PROBLEM TO SOLVE>
Return only the lines from the top of the data down to the one that holds "(0,0) rectangle (1146,975);", both included, without any pictures.

Items from a dataset
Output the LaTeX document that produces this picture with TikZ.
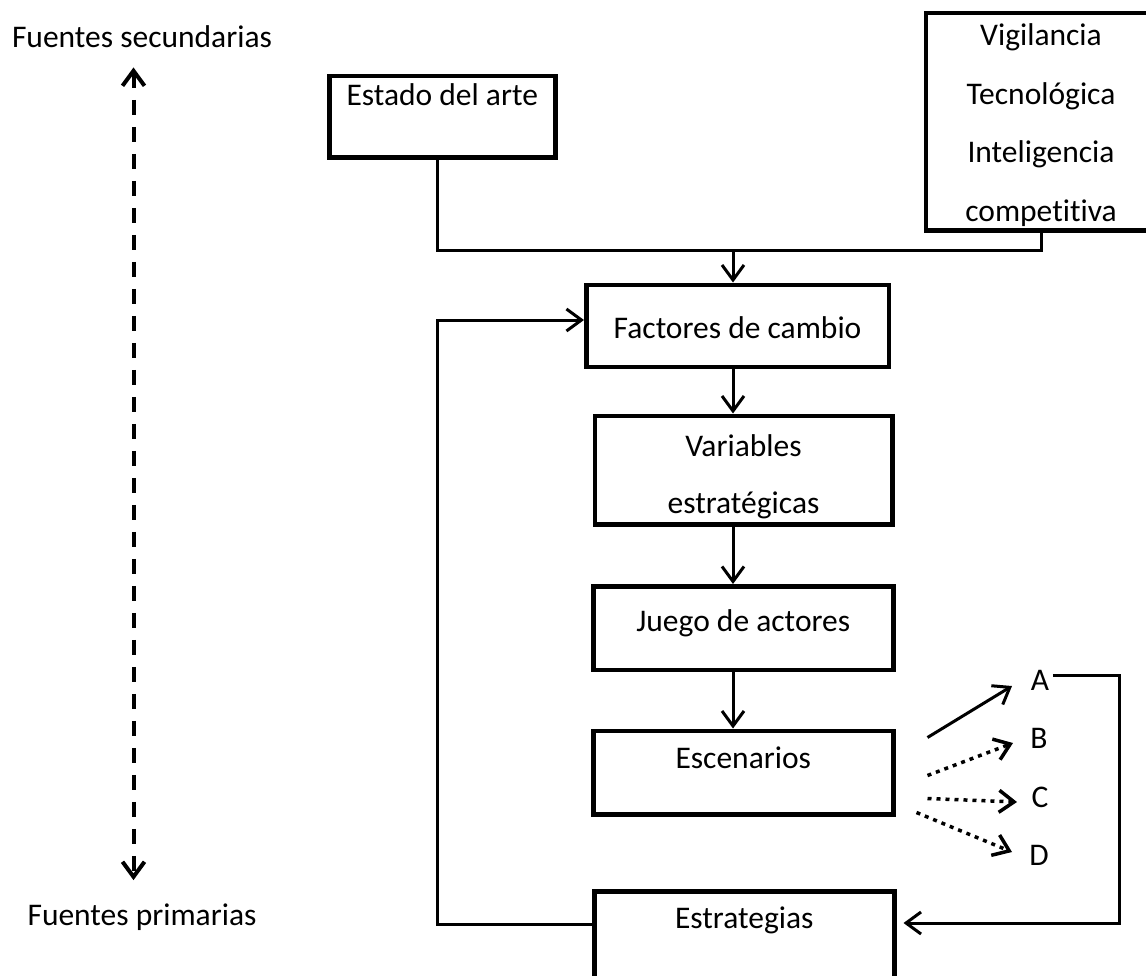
\documentclass[tikz,border=0pt]{standalone}
\usepackage{fontspec}
\setmainfont{Carlito}[Ligatures=NoCommon]
\usetikzlibrary{arrows.meta}

\newcommand{\boxlines}[1]{\begin{tabular}[t]{@{}c@{}}#1\end{tabular}}

\begin{document}
\begin{tikzpicture}[x=1pt, y=-1pt,
  every node/.style={font=\fontsize{31.5}{37.8}\selectfont, inner sep=0pt},
  stage/.style={rectangle, draw, line width=4.5pt, anchor=north west},
  link/.style={line width=3pt},
  arr/.style={link, -{Straight Barb[length=15pt, width=22pt]}},
  dotarr/.style={arr, line width=3.5pt, dash pattern=on 4pt off 5pt},
  dasharr/.style={line width=4pt, dash pattern=on 15pt off 12pt,
    {Straight Barb[length=15pt, width=22pt]}-{Straight Barb[length=15pt, width=22pt]}}]
\useasboundingbox (0,0) rectangle (1146,975);

% Sources axis
\node[anchor=base] (sec) at (142,47) {Fuentes secundarias};
\node[anchor=base] (pri) at (142,925) {Fuentes primarias};
\draw[dasharr, shorten <=20pt, shorten >=23pt] ([shift={(-8.5,0)}]sec.south) -- ([shift={(-8.5,0)}]pri.north);

% Input boxes
\node[stage, minimum width=226pt, text height=29.5pt, text depth=52pt] (estado) at (327,73.5) {Estado del arte};
\node[stage, minimum width=230.5pt, text height=32.5pt, text depth=185pt] (vig) at (923.5,10.5)
  {\boxlines{Vigilancia\\[21pt] Tecnológica\\[21pt] Inteligencia\\[21pt] competitiva}};

% Main chain
\node[stage, minimum width=302.5pt, text height=53.8pt, text depth=28.2pt] (fact) at (584,282.5) {Factores de cambio};
\node[stage, minimum width=297.5pt, text height=41.2pt, text depth=67.3pt] (var) at (592.5,413.5)
  {\boxlines{Variables\\[18.5pt] estratégicas}};
\node[stage, minimum width=300pt, text height=45.7pt, text depth=37.8pt] (juego) at (591,584) {Juego de actores};
\node[stage, minimum width=300pt, text height=37.5pt, text depth=46pt] (esc) at (591,728.5) {Escenarios};
\node[stage, minimum width=300pt, text height=37pt, text depth=67pt] (estr) at (592,889) {Estrategias};

% Scenario letters
\node (A) at (1040,680) {A};
\node (B) at (1039,738) {B};
\node (C) at (1040,797) {C};
\node (D) at (1039,855) {D};

\coordinate (merge) at (733,250);
\coordinate (back) at (437.5,320);
\coordinate (loop) at (1119,923);

% Connectors
\draw[link] ([shift={(-4.5,0)}]estado.south) |- (merge) -| (vig.south);
\draw[arr] (merge) -- (fact.north -| merge);
\draw[arr] (fact.south -| merge) -- (var.north -| merge);
\draw[arr] (var.south -| merge) -- (juego.north -| merge);
\draw[arr] (juego.south -| merge) -- (esc.north -| merge);
\draw[arr] ([shift={(0,35)}]estr.north west) -| (back) -- (back -| fact.west);

% Scenario branches
\draw[arr] ([shift={(32,-35)}]esc.east) -- ([shift={(-28,6)}]A.center);
\draw[dotarr] ([shift={(32,3)}]esc.east) -- ([shift={(-26,5)}]B.center);
\draw[dotarr] ([shift={(32,26)}]esc.east) -- ([shift={(-23,5)}]C.center);
\draw[dotarr] ([shift={(21,40)}]esc.east) -- ([shift={(-27,-3)}]D.center);
\draw[arr, shorten >=7pt] ([shift={(3.5,-5)}]A.east) -| (loop) -- (loop -| estr.east);
\end{tikzpicture}
\end{document}
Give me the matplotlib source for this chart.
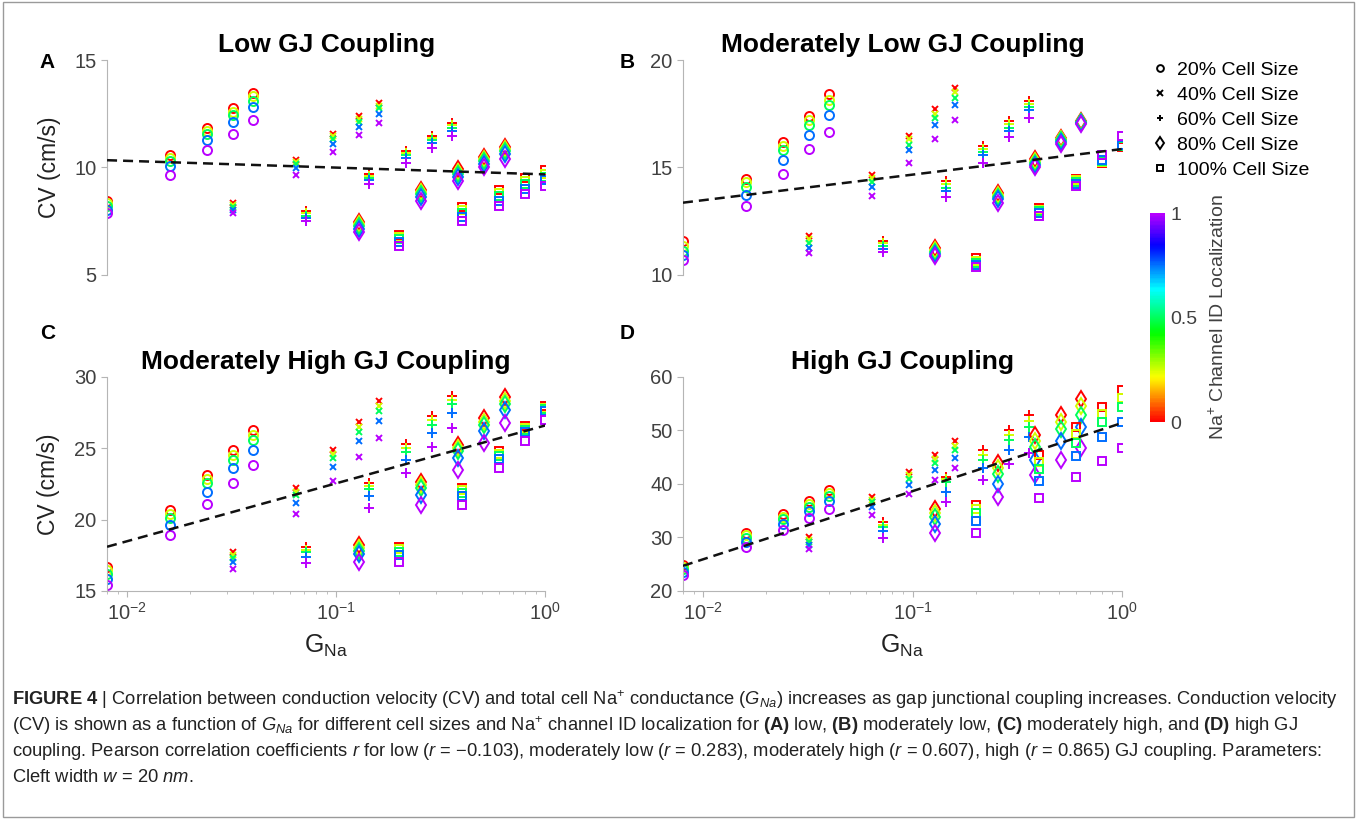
import matplotlib
matplotlib.use("Agg")
import matplotlib.pyplot as plt
import numpy as np
from matplotlib.colors import LinearSegmentedColormap, Normalize
from matplotlib.cm import ScalarMappable
from matplotlib.lines import Line2D
from matplotlib.patches import Rectangle

plt.rcParams["font.family"] = ["Liberation Sans", "DejaVu Sans"]
plt.rcParams["mathtext.fontset"] = "custom"
plt.rcParams["mathtext.rm"] = "Liberation Sans"
plt.rcParams["mathtext.it"] = "Liberation Sans:italic"
plt.rcParams["mathtext.bf"] = "Liberation Sans:bold"

# ---- data -------------------------------------------------------------
size_labels = ["20% Cell Size", "40% Cell Size", "60% Cell Size", "80% Cell Size", "100% Cell Size"]
id_levels = [0.0, 0.25, 0.5, 0.75, 1.0]

gna_20 = [0.008, 0.016, 0.024, 0.032, 0.04]
gna_40 = [0.032, 0.064, 0.096, 0.128, 0.16]
gna_60 = [0.072, 0.144, 0.216, 0.288, 0.36]
gna_80 = [0.128, 0.256, 0.384, 0.512, 0.64]
gna_100 = [0.2, 0.4, 0.6, 0.8, 1.0]
gna_by_size = [gna_20, gna_40, gna_60, gna_80, gna_100]

# cv[size][density][id level]
cv_low = [
    [[8.45, 8.35, 8.2, 8.0, 7.85], [10.55, 10.45, 10.3, 10.05, 9.65], [11.85, 11.7, 11.55, 11.25, 10.8],
     [12.75, 12.6, 12.45, 12.1, 11.55], [13.45, 13.3, 13.1, 12.8, 12.2]],
    [[8.35, 8.25, 8.15, 8.0, 7.85], [10.35, 10.25, 10.15, 9.95, 9.65], [11.55, 11.45, 11.3, 11.1, 10.7],
     [12.4, 12.25, 12.1, 11.9, 11.5], [13.0, 12.85, 12.75, 12.5, 12.05]],
    [[7.95, 7.85, 7.75, 7.65, 7.5], [9.7, 9.6, 9.5, 9.4, 9.2], [10.75, 10.65, 10.55, 10.45, 10.2],
     [11.45, 11.35, 11.25, 11.15, 10.9], [12.05, 11.95, 11.85, 11.7, 11.45]],
    [[7.45, 7.35, 7.25, 7.1, 7.0], [8.95, 8.85, 8.75, 8.6, 8.45], [9.9, 9.8, 9.7, 9.55, 9.35],
     [10.5, 10.4, 10.3, 10.15, 10.0], [10.95, 10.85, 10.75, 10.6, 10.4]],
    [[6.85, 6.75, 6.65, 6.5, 6.35], [8.15, 8.0, 7.85, 7.7, 7.5], [8.95, 8.8, 8.65, 8.45, 8.2],
     [9.5, 9.35, 9.2, 9.0, 8.75], [9.85, 9.7, 9.55, 9.4, 9.15]],
]
cv_mod_low = [
    [[11.55, 11.35, 11.1, 10.9, 10.7], [14.45, 14.3, 14.1, 13.7, 13.2], [16.2, 16.0, 15.8, 15.35, 14.7],
     [17.4, 17.2, 16.95, 16.5, 15.85], [18.4, 18.15, 17.9, 17.45, 16.65]],
    [[11.8, 11.65, 11.45, 11.25, 11.0], [14.65, 14.5, 14.3, 14.1, 13.65], [16.45, 16.3, 16.05, 15.8, 15.2],
     [17.7, 17.5, 17.3, 16.95, 16.3], [18.7, 18.5, 18.25, 17.9, 17.2]],
    [[11.55, 11.45, 11.35, 11.2, 11.05], [14.35, 14.2, 14.05, 13.9, 13.6], [16.0, 15.85, 15.7, 15.55, 15.2],
     [17.15, 17.0, 16.85, 16.7, 16.4], [18.1, 17.95, 17.8, 17.65, 17.3]],
    [[11.25, 11.15, 11.05, 10.95, 10.85], [13.8, 13.7, 13.6, 13.5, 13.35], [15.4, 15.3, 15.2, 15.1, 15.0],
     [16.35, 16.3, 16.25, 16.2, 16.1], [17.15, 17.12, 17.1, 17.07, 17.03]],
    [[10.75, 10.65, 10.55, 10.45, 10.35], [13.1, 13.0, 12.95, 12.85, 12.75], [14.45, 14.4, 14.3, 14.2, 14.15],
     [15.2, 15.25, 15.3, 15.35, 15.55], [15.95, 15.97, 16.0, 16.05, 16.45]],
]
cv_mod_high = [
    [[16.7, 16.5, 16.2, 15.85, 15.45], [20.65, 20.4, 20.15, 19.6, 18.9], [23.1, 22.85, 22.55, 21.95, 21.1],
     [24.85, 24.55, 24.2, 23.6, 22.6], [26.25, 25.95, 25.55, 24.85, 23.8]],
    [[17.75, 17.55, 17.3, 17.05, 16.55], [22.2, 21.95, 21.7, 21.2, 20.4], [24.85, 24.6, 24.3, 23.7, 22.7],
     [26.85, 26.5, 26.15, 25.5, 24.4], [28.35, 28.0, 27.6, 26.9, 25.75]],
    [[18.1, 17.9, 17.7, 17.4, 16.95], [22.6, 22.35, 22.15, 21.65, 20.85], [25.3, 25.0, 24.75, 24.15, 23.3],
     [27.25, 26.95, 26.6, 26.05, 25.1], [28.7, 28.4, 28.1, 27.5, 26.45]],
    [[18.2, 18.0, 17.8, 17.6, 17.0], [22.65, 22.4, 22.2, 21.75, 21.0], [25.2, 25.0, 24.8, 24.35, 23.5],
     [27.1, 26.85, 26.6, 26.2, 25.35], [28.6, 28.35, 28.1, 27.7, 26.8]],
    [[18.1, 17.95, 17.75, 17.5, 17.0], [22.25, 22.05, 21.9, 21.65, 21.0], [24.8, 24.6, 24.45, 24.25, 23.6],
     [26.55, 26.45, 26.3, 26.15, 25.5], [27.95, 27.85, 27.75, 27.6, 27.0]],
]
cv_high = [
    [[24.95, 24.55, 24.1, 23.6, 23.0], [30.9, 30.4, 29.95, 29.2, 28.25], [34.35, 33.9, 33.45, 32.5, 31.4],
     [36.8, 36.25, 35.75, 35.0, 33.55], [38.85, 38.3, 37.8, 36.85, 35.3]],
    [[30.15, 29.6, 29.1, 28.6, 27.8], [37.6, 37.1, 36.65, 35.75, 34.2], [42.15, 41.6, 41.0, 39.8, 38.2],
     [45.5, 44.7, 44.0, 42.7, 40.7], [48.0, 47.1, 46.3, 44.95, 42.9]],
    [[32.95, 32.4, 31.9, 31.25, 29.95], [41.35, 40.85, 40.3, 38.55, 36.65], [46.3, 45.4, 44.55, 42.9, 40.7],
     [50.05, 49.1, 48.2, 46.3, 43.7], [52.85, 51.8, 50.65, 48.8, 45.8]],
    [[35.25, 34.55, 33.85, 32.5, 30.75], [43.95, 42.95, 41.95, 40.0, 37.5], [49.1, 48.0, 46.95, 44.55, 41.65],
     [52.85, 51.6, 50.35, 48.0, 44.45], [55.95, 54.5, 52.95, 50.65, 46.8]],
    [[36.15, 35.3, 34.5, 33.05, 30.9], [45.4, 44.1, 42.75, 40.6, 37.4], [50.65, 49.4, 47.75, 45.25, 41.35],
     [54.4, 53.15, 51.5, 48.8, 44.25], [57.65, 56.15, 54.3, 51.5, 46.65]],
]

# regression line ends at G_Na = 0.008 and 1
trend_x = [0.008, 1.0]
trend_low = [10.33, 9.67]
trend_mod_low = [13.35, 15.85]
trend_mod_high = [18.1, 26.6]
trend_high = [24.7, 51.4]

caption_lines = [
    r"$\mathbf{FIGURE\ 4}$ | Correlation between conduction velocity (CV) and total cell Na$^{+}$ conductance ($G_{Na}$) "
    r"increases as gap junctional coupling increases. Conduction velocity",
    r"(CV) is shown as a function of $G_{Na}$ for different cell sizes and Na$^{+}$ channel ID localization for "
    r"$\mathbf{(A)}$ low, $\mathbf{(B)}$ moderately low, $\mathbf{(C)}$ moderately high, and $\mathbf{(D)}$ high GJ",
    r"coupling. Pearson correlation coefficients $r$ for low ($r$ = −0.103), moderately low ($r$ = 0.283), "
    r"moderately high ($r$ = 0.607), high ($r$ = 0.865) GJ coupling. Parameters:",
    r"Cleft width $w$ = 20 $nm$.",
]

# ---- style ------------------------------------------------------------
MARKERS = ["o", "x", "+", "d", "s"]
MSIZES = [6.5, 5, 6.5, 8, 5.5]
AXIS_GRAY = "#b5b5b5"
TEXT_GRAY = "#404040"
cmap = LinearSegmentedColormap.from_list("id_rainbow", plt.cm.hsv(np.linspace(0, 0.8, 256)))
norm = Normalize(0, 1)

panels = [
    ("A", "Low GJ Coupling", cv_low, trend_low, (5, 15), [5, 10, 15]),
    ("B", "Moderately Low GJ Coupling", cv_mod_low, trend_mod_low, (10, 20), [10, 15, 20]),
    ("C", "Moderately High GJ Coupling", cv_mod_high, trend_mod_high, (15, 30), [15, 20, 25, 30]),
    ("D", "High GJ Coupling", cv_high, trend_high, (20, 60), [20, 30, 40, 50, 60]),
]
positions = [
    [0.0789, 0.6648, 0.3228, 0.2619],
    [0.5033, 0.6648, 0.3235, 0.2619],
    [0.0789, 0.2784, 0.3228, 0.2613],
    [0.5033, 0.2784, 0.3235, 0.2613],
]
letter_pos = [(0.035, 0.924), (0.462, 0.924), (0.035, 0.593), (0.462, 0.593)]

fig = plt.figure(figsize=(13.57, 8.19), dpi=100)

for i, (letter, title, cv, trend, ylim, yticks) in enumerate(panels):
    ax = fig.add_axes(positions[i])
    for s, gna in enumerate(gna_by_size):
        block = np.array(cv[s])
        for k, level in enumerate(id_levels):
            ax.plot(gna, block[:, k], linestyle="none", marker=MARKERS[s], ms=MSIZES[s],
                    mfc="none", mec=cmap(norm(level)), mew=1.4, zorder=2)
    ax.plot(trend_x, trend, color="#111111", lw=1.8, linestyle=(0, (4, 2.4)), zorder=3)

    ax.set_xscale("log")
    ax.set_xlim(0.008, 1.0)
    ax.set_ylim(*ylim)
    ax.set_yticks(yticks)
    ax.set_title(title, fontsize=19, fontweight="bold", pad=6)
    fig.text(*letter_pos[i], letter, fontsize=15, fontweight="bold", ha="center", va="center")

    for side in ["top", "right"]:
        ax.spines[side].set_visible(False)
    ax.spines["left"].set_color(AXIS_GRAY)
    ax.spines["bottom"].set_color(AXIS_GRAY)
    ax.tick_params(axis="both", which="both", colors=AXIS_GRAY, labelcolor=TEXT_GRAY,
                   labelsize=14.5, direction="out")
    ax.tick_params(axis="y", length=4)
    ax.tick_params(axis="x", which="major", length=4, pad=4)
    ax.tick_params(axis="x", which="minor", length=2.5)

    if i < 2:
        ax.spines["bottom"].set_visible(False)
        ax.tick_params(axis="x", which="both", bottom=False, labelbottom=False)
    else:
        ax.set_xticks([0.01, 0.1, 1.0])
        ax.set_xlabel(r"G$_{\mathrm{Na}}$", fontsize=18, color="#222222", labelpad=6)
    if i % 2 == 0:
        ax.set_ylabel("CV (cm/s)", fontsize=16.5, color="#222222", labelpad=10)

# legend for cell size
handles = [Line2D([], [], linestyle="none", marker=m, ms=ms * 0.75, mfc="none", mec="black", mew=1.4)
           for m, ms in zip(MARKERS, MSIZES)]
fig.legend(handles, size_labels, loc="upper left", bbox_to_anchor=(0.843, 0.935), frameon=False,
           fontsize=14, handlelength=0.8, handletextpad=0.5, labelspacing=0.38, borderaxespad=0)

# colorbar for ID localization
cax = fig.add_axes([0.8475, 0.4847, 0.011, 0.255])
cb = fig.colorbar(ScalarMappable(norm=norm, cmap=cmap), cax=cax, ticks=[0, 0.5, 1])
cb.ax.set_yticklabels(["0", "0.5", "1"])
cb.outline.set_visible(False)
cb.ax.tick_params(length=0, labelsize=14, labelcolor=TEXT_GRAY, pad=4)
cb.set_label(r"Na$^{+}$ Channel ID Localization", fontsize=14, color=TEXT_GRAY, labelpad=8)

# caption
caption_y = [700, 726, 752, 777]
for line, y in zip(caption_lines, caption_y):
    fig.text(12 / 1357, 1 - y / 819, line, fontsize=13.2, color="#222222", ha="left", va="center")

fig.patches.append(Rectangle((0.002, 0.002), 0.996, 0.996, transform=fig.transFigure,
                             fill=False, edgecolor="#9a9a9a", lw=1))

fig.savefig("out.png", dpi=100)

FINISHED TASK>
Output the LaTeX document that produces this picture with TikZ.
\documentclass[tikz,border=0pt]{standalone}
\usepackage{fontspec}
\setmainfont{Carlito}[Ligatures=NoCommon]
\usetikzlibrary{arrows.meta}

\newcommand{\boxlines}[1]{\begin{tabular}[t]{@{}c@{}}#1\end{tabular}}

\begin{document}
\begin{tikzpicture}[x=1pt, y=-1pt,
  every node/.style={font=\fontsize{31.5}{37.8}\selectfont, inner sep=0pt},
  stage/.style={rectangle, draw, line width=4.5pt, anchor=north west},
  link/.style={line width=3pt},
  arr/.style={link, -{Straight Barb[length=15pt, width=22pt]}},
  dotarr/.style={arr, line width=3.5pt, dash pattern=on 4pt off 5pt},
  dasharr/.style={line width=4pt, dash pattern=on 15pt off 12pt,
    {Straight Barb[length=15pt, width=22pt]}-{Straight Barb[length=15pt, width=22pt]}}]
\useasboundingbox (0,0) rectangle (1146,975);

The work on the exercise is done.